Ouya game console snags $8.5 million in Kickstarter funding, but what’s next?

Mike Wehner, Tecca

As everyone sits and waits for Microsoft and Sony to finally pull the trigger on the next generation of the Xbox and PlayStation platforms, the Ouya project plans to bring Android-based gaming to the big screen — and has already captured the public's imagination without selling a single console. Public fundraising for the console started one month ago with a goal of $950,000. When the bell rang today, over $8.5 million had been pledged to get the Ouya off the ground.

The idea behind the Ouya is simple: With so many independent game developers looking for an affordable way to showcase their new ideas, why not create a console that does away with things like publisher and licensing fees, and give consumers an easy way to play them? Add to that the Android platform — which already has a bounty of developers producing high-quality games — and you have a great start for a console that could really shake up the way the video game market works.

So now that the project has been funded — and funded very, very generously — what's next? Well for starters the OUYA team needs to convert their working prototypes into stable, retail-ready models that can be produced in mass quantities.
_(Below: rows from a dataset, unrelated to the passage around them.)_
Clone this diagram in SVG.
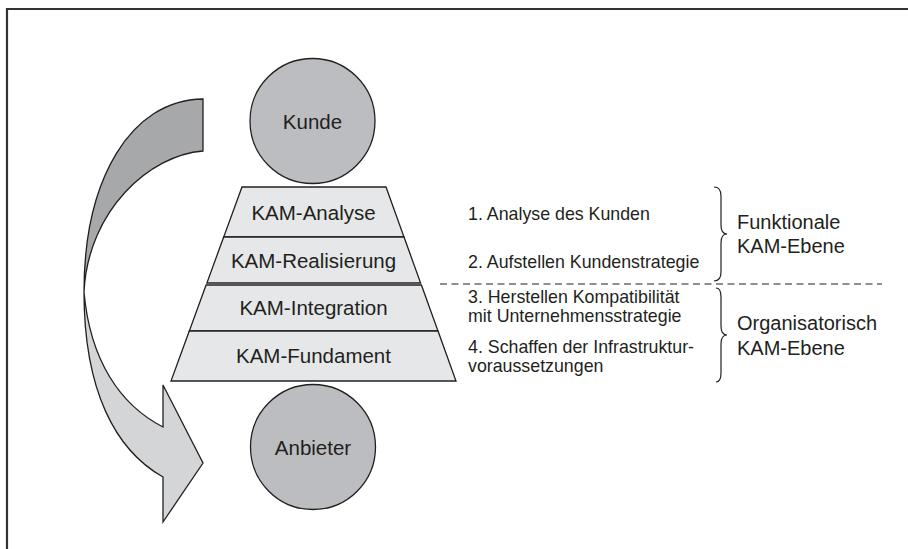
<svg xmlns="http://www.w3.org/2000/svg" width="908" height="549" viewBox="0 0 908 549">
<defs>
<style>
.ln{stroke:#231f20;stroke-width:1.3;stroke-linejoin:miter}
.circ{fill:#bcbdc0;stroke:#231f20;stroke-width:1.3}
.tr{fill:#e6e7e8;stroke:#231f20;stroke-width:1.3}
.lbl{font-family:"Liberation Sans",Arial,sans-serif;font-size:20.5px;fill:#231f20;text-anchor:middle}
.txt{font-family:"Liberation Sans",Arial,sans-serif;font-size:17.8px;fill:#231f20}
.big{font-family:"Liberation Sans",Arial,sans-serif;font-size:20px;fill:#231f20}
.br{fill:none;stroke:#231f20;stroke-width:1.2}
</style>
</defs>
<rect width="908" height="549" fill="#ffffff"/>
<g id="frame">
<path d="M7,549 V9 H908" fill="none" stroke="#333333" stroke-width="2.2"/>
</g>
<g id="arrow">
<path class="ln" fill="#a7a8aa" d="M203,99 C130,100 84,180 84,292 C88,210 150,155 203,151 Z"/>
<path class="ln" fill="#d4d5d7" d="M84,292 C84,390 115,450 163,477 L163,522 L203,463 L163,385 L163,427 C120,405 90,360 84,292 Z"/>
</g>
<g id="kunde">
<circle class="circ" cx="312.5" cy="121" r="62.5"/>
<text class="lbl" x="312.5" y="128.5">Kunde</text>
</g>
<g id="kam-analyse">
<polygon class="tr" points="242,187 386,187 404,237 223.7,237"/>
<text class="lbl" x="313.5" y="219.5">KAM-Analyse</text>
</g>
<g id="kam-realisierung">
<polygon class="tr" points="223.7,237 404,237 420.6,283 206.9,283"/>
<text class="lbl" x="313.5" y="267.5">KAM-Realisierung</text>
</g>
<g id="kam-integration">
<polygon class="tr" points="206.1,285 421.4,285 438,331 189.3,331"/>
<text class="lbl" x="313.5" y="315">KAM-Integration</text>
</g>
<g id="kam-fundament">
<polygon class="tr" points="189.3,331 438,331 456,381 171,381"/>
<text class="lbl" x="313.5" y="363">KAM-Fundament</text>
</g>
<g id="anbieter">
<circle class="circ" cx="313" cy="447" r="62.5"/>
<text class="lbl" x="313" y="454.5">Anbieter</text>
</g>
<g id="connectors">
<line x1="440" y1="284" x2="882" y2="284" stroke="#231f20" stroke-width="1.2" stroke-dasharray="7 4.5"/>
<path class="br" d="M714,187 Q721,187 721,196 L721,225 Q721,234 727,234 Q721,234 721,243 L721,272 Q721,281 714,281"/>
<path class="br" d="M716,288 Q721,288 721,297 L721,326 Q721,335 727,335 Q721,335 721,344 L721,373 Q721,382 716,382"/>
</g>
<g id="steps">
<text class="txt" x="468" y="220">1. Analyse des Kunden</text>
<text class="txt" x="468" y="268">2. Aufstellen Kundenstrategie</text>
<text class="txt" x="468" y="303">3. Herstellen Kompatibilität</text>
<text class="txt" x="468" y="322">mit Unternehmensstrategie</text>
<text class="txt" x="468" y="353">4. Schaffen der Infrastruktur-</text>
<text class="txt" x="468" y="372">voraussetzungen</text>
</g>
<g id="levels">
<text class="big" x="737" y="229">Funktionale</text>
<text class="big" x="737" y="253">KAM-Ebene</text>
<text class="big" x="737" y="330">Organisatorisch</text>
<text class="big" x="737" y="355">KAM-Ebene</text>
</g>
</svg>
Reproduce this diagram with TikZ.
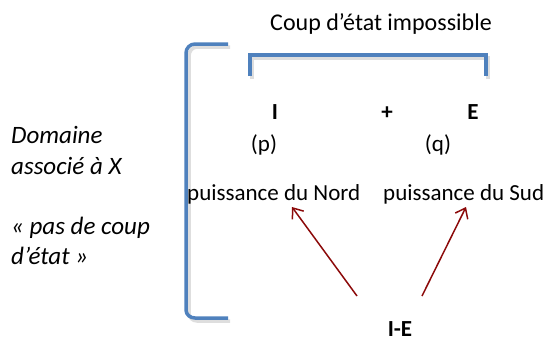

Then, in order to ensure there is plenty of content available for the console on launch, developer kits will need to be sent to those who want to be part of the Ouya movement on day one.

For supporters of the Kickstarter campaign who pledged enough to score a Ouya of their own, the estimated delivery date is March of 2013. That's a pretty short window, but with nearly $9 million raised, we imagine the team won't have much trouble meeting that commitment.

At some point after March 2013, the Ouya will be available in a more traditional retail sense, and we imagine that means big box stores as well as a robust web presence. Over 55,000 units have already been sold thanks to the Kickstarter effort, so those looking to adopt the Android game console in its early days should have no shortage of people to play with. Personally, we can't wait.